=== GIVEN INSTRUCTION ===
Below this line is a listing that includes pictures. Copy exactly, and only, the lines from the one containing "Clone this diagram in TikZ." through the one containing "(exit) at (811,257);"; the pictures do not go in the copy.

(Records from a data collection)
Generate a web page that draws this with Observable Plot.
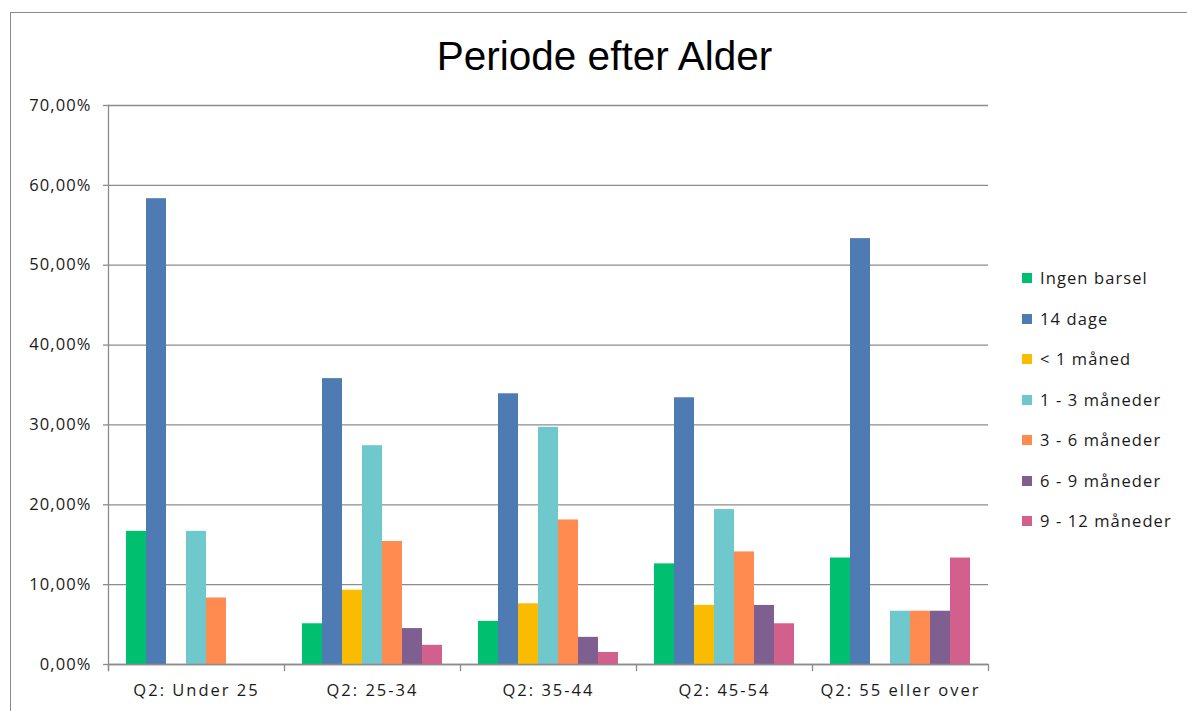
<!DOCTYPE html>
<html>
<head>
<meta charset="utf-8">
<script src="https://cdn.jsdelivr.net/npm/d3@7"></script>
<script src="https://cdn.jsdelivr.net/npm/@observablehq/plot@0.6"></script>
<style>
  html, body { margin: 0; padding: 0; background: #fff; overflow: hidden; }
  body { width: 1187px; height: 711px; position: relative; font-family: "Open Sans", sans-serif; }
  #frame { position: absolute; left: 10px; top: 12px; width: 1250px; height: 760px; border: 1px solid #8a8a8a; box-sizing: border-box; }
  #title { position: absolute; left: 0; width: 1209px; top: 33px; text-align: center; font-family: "Liberation Sans", Arial, sans-serif; font-size: 40.5px; line-height: 46px; color: #000; }
  #chart { position: absolute; left: 0; top: 90px; }
  #legend { position: absolute; left: 1022px; top: 267px; font-family: "Open Sans", sans-serif; font-size: 16.5px; letter-spacing: 1.1px; color: #1a1a1a; }
  .row { height: 40.5px; display: flex; align-items: flex-start; white-space: nowrap; line-height: 22px; }
  .sw { width: 10px; height: 10px; margin-right: 8px; margin-top: 6px; flex: none; }
  .chart g[aria-label="fx-axis tick label"] text { letter-spacing: 2px; }
  .chart g[aria-label="y-axis tick label"] text { letter-spacing: 1.1px; }
</style>
</head>
<body>
<div id="frame"></div>
<div id="title">Periode efter Alder</div>
<div id="chart"></div>
<div id="legend"></div>
<script>
const categories = ["Q2: Under 25", "Q2: 25-34", "Q2: 35-44", "Q2: 45-54", "Q2: 55 eller over"];
const series = ["Ingen barsel", "14 dage", "< 1 måned", "1 - 3 måneder", "3 - 6 måneder", "6 - 9 måneder", "9 - 12 måneder"];
const colors = ["#00BF6F", "#4F7BB4", "#F9BC00", "#6EC8CC", "#FF8B50", "#7F5F8F", "#D35F8D"];
const ingenBarsel   = [16.67, 5.1, 5.4, 12.6, 13.33];
const dage14        = [58.33, 35.8, 33.9, 33.4, 53.33];
const under1Maaned  = [0, 9.3, 7.6, 7.4, 0];
const maaneder1_3   = [16.67, 27.4, 29.7, 19.4, 6.67];
const maaneder3_6   = [8.33, 15.4, 18.1, 14.1, 6.67];
const maaneder6_9   = [0, 4.5, 3.4, 7.4, 6.67];
const maaneder9_12  = [0, 2.4, 1.5, 5.1, 13.33];
const yTicks = [0, 10, 20, 30, 40, 50, 60, 70];

const valuesBySeries = [ingenBarsel, dage14, under1Maaned, maaneder1_3, maaneder3_6, maaneder6_9, maaneder9_12];
const data = [];
categories.forEach((c, i) => series.forEach((s, j) => data.push({category: c, series: s, value: valuesBySeries[j][i]})));

const fmt = d => d.toFixed(2).replace(".", ",") + "%";
const gray = "#8c8c8c";
const plotH = 664 - 105;

const chart = Plot.plot({
  className: "chart",
  width: 1000,
  height: 621,
  marginTop: 15,
  marginBottom: 47,
  marginLeft: 108,
  marginRight: 12,
  style: {fontFamily: "Open Sans, sans-serif", fontSize: "16.5px", color: "#1a1a1a", background: "transparent"},
  fx: {domain: categories, padding: 0, label: null},
  x: {domain: series, paddingInner: 0, paddingOuter: 0.75, axis: null},
  y: {domain: [0, 70], ticks: yTicks, label: null},
  color: {domain: series, range: colors},
  marks: [
    Plot.gridY(yTicks, {stroke: gray, strokeOpacity: 1, strokeWidth: 1.3}),
    Plot.barY(data, {fx: "category", x: "series", y: "value", fill: "series", inset: 0}),
    Plot.frame({anchor: "left", facetAnchor: "left", stroke: gray, strokeWidth: 1.3, insetBottom: -6}),
    Plot.frame({anchor: "left", stroke: gray, strokeWidth: 1.3, insetTop: plotH, insetBottom: -6}),
    Plot.frame({anchor: "right", facetAnchor: "right", stroke: gray, strokeWidth: 1.3, insetTop: plotH, insetBottom: -6}),
    Plot.ruleY([0], {stroke: gray, strokeWidth: 1.3}),
    Plot.axisY(yTicks, {tickSize: 5, tickPadding: 12, tickFormat: fmt, stroke: gray, strokeWidth: 1.3, fontSize: 16.5, label: null}),
    Plot.axisFx({anchor: "bottom", tickSize: 0, tickPadding: 20, fontSize: 16.5, label: null})
  ]
});
document.getElementById("chart").appendChild(chart);

const legend = document.getElementById("legend");
series.forEach((s, j) => {
  const row = document.createElement("div");
  row.className = "row";
  const sw = document.createElement("div");
  sw.className = "sw";
  sw.style.background = colors[j];
  const t = document.createElement("span");
  t.textContent = s;
  row.appendChild(sw);
  row.appendChild(t);
  legend.appendChild(row);
});
</script>
</body>
</html>
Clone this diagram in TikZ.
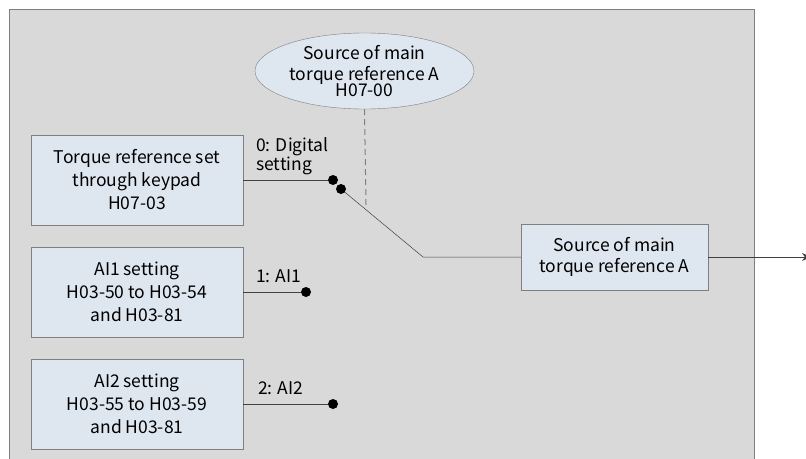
\documentclass[tikz,border=0pt]{standalone}
\usepackage{fontspec}
\setmainfont{Noto Sans CJK SC}
\usepackage{xcolor}
\usetikzlibrary{arrows.meta,positioning,shapes.geometric}

\definecolor{panelgray}{HTML}{D9D9D9}
\definecolor{boxblue}{HTML}{DEE6F0}
\definecolor{edgegray}{HTML}{7F7F7F}
\definecolor{wiregray}{HTML}{404040}

\begin{document}
\begin{tikzpicture}[
  x=1pt, y=-1pt,
  srcbox/.style={rectangle, draw=edgegray, fill=boxblue, minimum width=212pt,
    minimum height=90pt, align=center, font=\fontsize{17.5}{23}\selectfont},
  selbox/.style={ellipse, draw=edgegray, fill=boxblue, minimum width=219pt,
    minimum height=76pt, inner sep=0pt, align=center, font=\fontsize{17.5}{21}\selectfont},
  outbox/.style={rectangle, draw=edgegray, fill=boxblue, minimum width=187pt,
    minimum height=66pt, align=center, font=\fontsize{17.5}{20.5}\selectfont},
  contact/.style={circle, fill=black, inner sep=0pt, minimum size=10pt},
  tag/.style={font=\fontsize{17.5}{19}\selectfont, align=left, inner sep=0pt},
  wire/.style={draw=wiregray, line width=0.8pt},
]
  \useasboundingbox (0,0) rectangle (806,458);
  \fill[panelgray] (9,9) rectangle (754,470);
  \draw[edgegray] (9,470) -- (9,9) -- (754,9) -- (754,470);

  % source boxes
  \node[srcbox] (keypad) at (137,180) {Torque reference set\\through keypad\\H07-03};
  \node[srcbox] (ai1) at (137,292) {AI1 setting\\H03-50 to H03-54\\and H03-81};
  \node[srcbox] (ai2) at (137,404) {AI2 setting\\H03-55 to H03-59\\and H03-81};

  % selector
  \node[selbox] (sel) at (364.5,71) {Source of main\\torque reference A\\[-5pt]H07-00};
  \node[outbox] (out) at (614.5,257) {Source of main\\torque reference A};

  % contacts
  \node[contact] (c0) at (333,180) {};
  \node[contact] (c1) at (306,292) {};
  \node[contact] (c2) at (333,404) {};
  \node[contact] (pivot) at (341,189) {};
  \coordinate (knee) at (423,257);
  \coordinate (swend) at (366,205);
  \coordinate (exit) at (811,257);

  \draw[wire] (keypad.east) -- (c0);
  \draw[wire] (ai1.east) -- (c1);
  \draw[wire] (ai2.east) -- (c2);
  \draw[wire, line width=0.5pt] (pivot) -- (knee) -- (out.west);
  \draw[wire, -{Stealth[length=9pt, width=8pt]}] (out.east) -- (exit);
  \draw[edgegray, line width=1pt, dash pattern=on 6pt off 4pt] (sel.south) -- (swend);

  % position labels
  \node[tag, anchor=base west] at (256,170) {0: Digital\\setting};
  \node[tag, anchor=base west] at (256,282) {1: AI1};
  \node[tag, anchor=base west] at (258,394) {2: AI2};
\end{tikzpicture}
\end{document}
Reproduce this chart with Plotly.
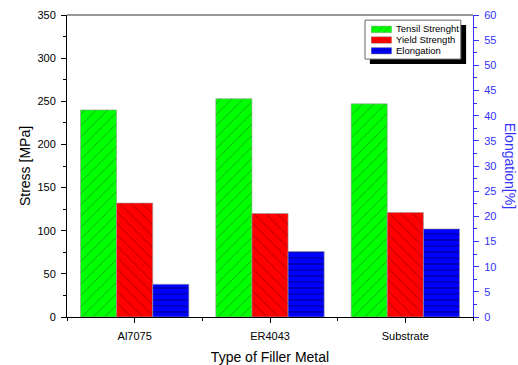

=== THE SOLUTION ===
Clone this diagram in TikZ.
\documentclass[tikz,border=0pt]{standalone}
\usepackage{fontspec}
\setmainfont{Noto Sans CJK SC}
\usepackage{xcolor}
\usetikzlibrary{arrows.meta,positioning,shapes.geometric}

\definecolor{panelgray}{HTML}{D9D9D9}
\definecolor{boxblue}{HTML}{DEE6F0}
\definecolor{edgegray}{HTML}{7F7F7F}
\definecolor{wiregray}{HTML}{404040}

\begin{document}
\begin{tikzpicture}[
  x=1pt, y=-1pt,
  srcbox/.style={rectangle, draw=edgegray, fill=boxblue, minimum width=212pt,
    minimum height=90pt, align=center, font=\fontsize{17.5}{23}\selectfont},
  selbox/.style={ellipse, draw=edgegray, fill=boxblue, minimum width=219pt,
    minimum height=76pt, inner sep=0pt, align=center, font=\fontsize{17.5}{21}\selectfont},
  outbox/.style={rectangle, draw=edgegray, fill=boxblue, minimum width=187pt,
    minimum height=66pt, align=center, font=\fontsize{17.5}{20.5}\selectfont},
  contact/.style={circle, fill=black, inner sep=0pt, minimum size=10pt},
  tag/.style={font=\fontsize{17.5}{19}\selectfont, align=left, inner sep=0pt},
  wire/.style={draw=wiregray, line width=0.8pt},
]
  \useasboundingbox (0,0) rectangle (806,458);
  \fill[panelgray] (9,9) rectangle (754,470);
  \draw[edgegray] (9,470) -- (9,9) -- (754,9) -- (754,470);

  % source boxes
  \node[srcbox] (keypad) at (137,180) {Torque reference set\\through keypad\\H07-03};
  \node[srcbox] (ai1) at (137,292) {AI1 setting\\H03-50 to H03-54\\and H03-81};
  \node[srcbox] (ai2) at (137,404) {AI2 setting\\H03-55 to H03-59\\and H03-81};

  % selector
  \node[selbox] (sel) at (364.5,71) {Source of main\\torque reference A\\[-5pt]H07-00};
  \node[outbox] (out) at (614.5,257) {Source of main\\torque reference A};

  % contacts
  \node[contact] (c0) at (333,180) {};
  \node[contact] (c1) at (306,292) {};
  \node[contact] (c2) at (333,404) {};
  \node[contact] (pivot) at (341,189) {};
  \coordinate (knee) at (423,257);
  \coordinate (swend) at (366,205);
  \coordinate (exit) at (811,257);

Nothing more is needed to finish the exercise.